We also compare CLSP with other algorithms in terms of AUC as shown in Fig. 3. We use a pure chance predictor as baseline algorithm which simply randomly selects pairs of nodes to be friends. The AUC value of pure chance predictor is 0.5. We use the AUC metric, which pays attention to an algorithm’s overall ability to rank all the missing links over non-existent ones. We plot a curve for AUC vs. the fraction of observed edges used in the training set. As shown, CLSP does better than pure chance and other algorithms, indicating that it is a strong predictor of missing structure. The main reason is the method seizes the edges’ sign and direction and the link predicting process is based on the idea of collaborative filtering.

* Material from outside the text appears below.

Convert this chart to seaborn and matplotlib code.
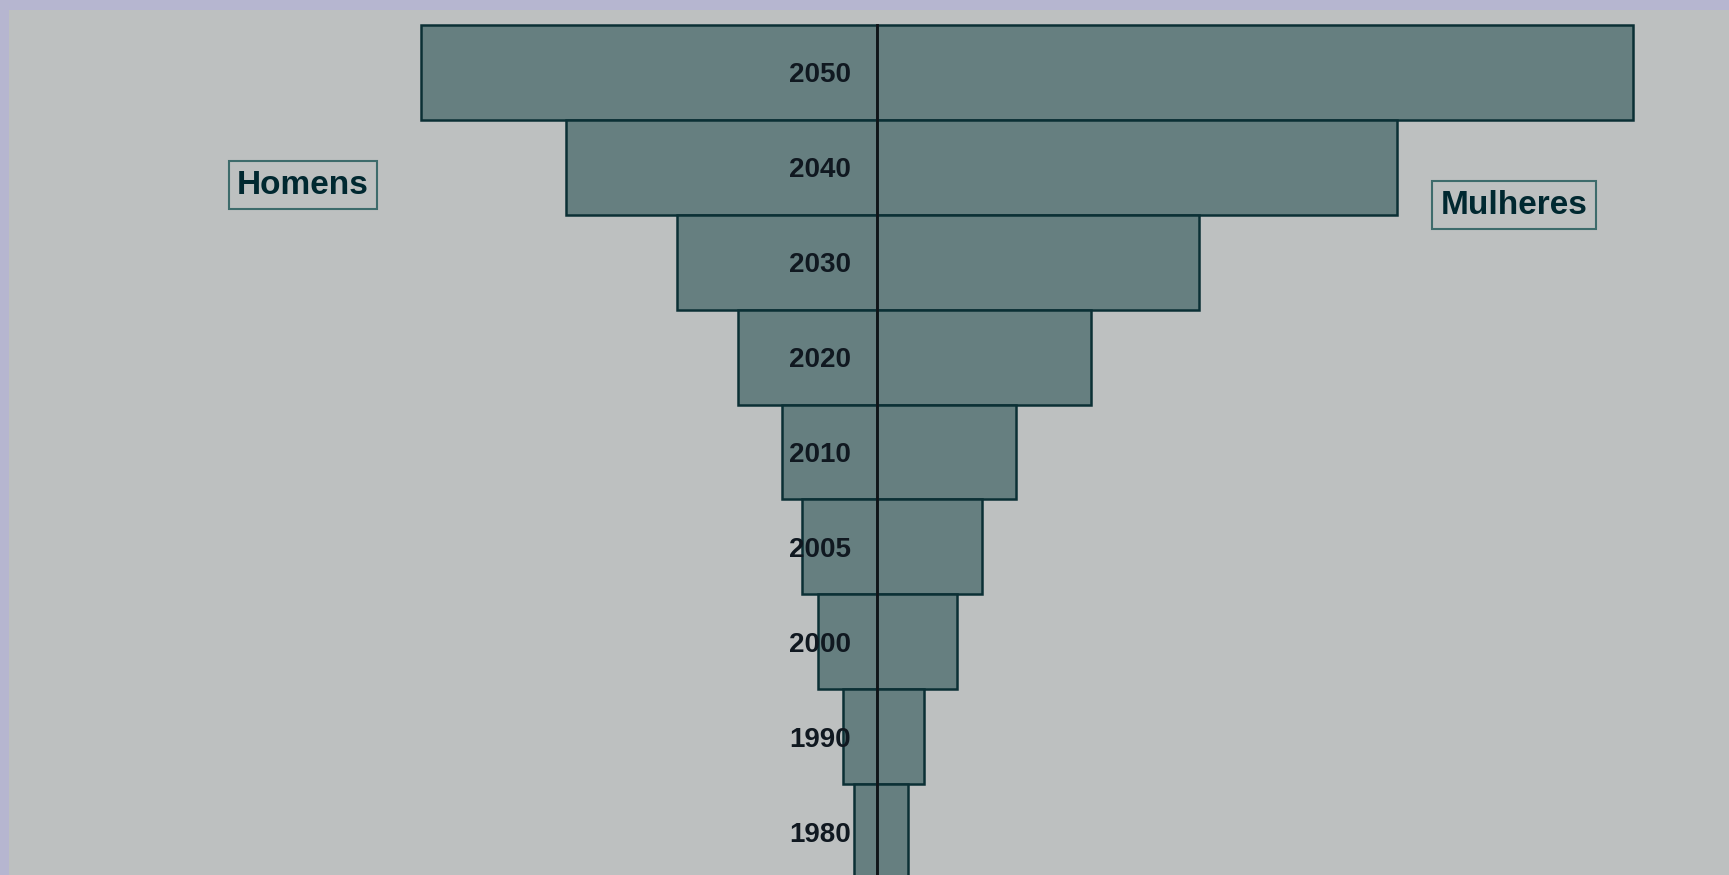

We present the precision performance of CLSP when we take into account both right direction and sign in predicting results. As shown in Fig. 4, the precision is lower than sign accuracy shown in Fig. 2 at corresponding different levels of k. However, the precision is close to 80 percent in the two real datasets. In the Slashdot dataset, the precision is high to 0.7813 while it is 0.8010 in Epinions dataset.

Next, we proceed to examine the performance of our algorithm in terms of recall. The experiment result is shown in Fig. 5. The maximum value of recall is 0.4332 in the Slashdot dataset while it is 0.430 in the Epinions dataset.

7 Conclusion

We introduce a definition of the commute distance similarity in directed signed networks and use the similarity to mine the direction and sign of links. Our core mining process is based on the idea of collaborative filtering between friendships and links. The study extends the research approach of link mining and can be the necessary supplement of link mining in directed networks. The experiment results show the method gaining better performance in terms of sign accuracy and AUC measures than several existing algorithms.

In the future, we will continue our research on link mining in directed signed networks. With further study, we will explore the refinement of corresponding parameters and evaluation measure [15]. In addition, we will extend the predicted information by considering the bi-direction link prediction [14].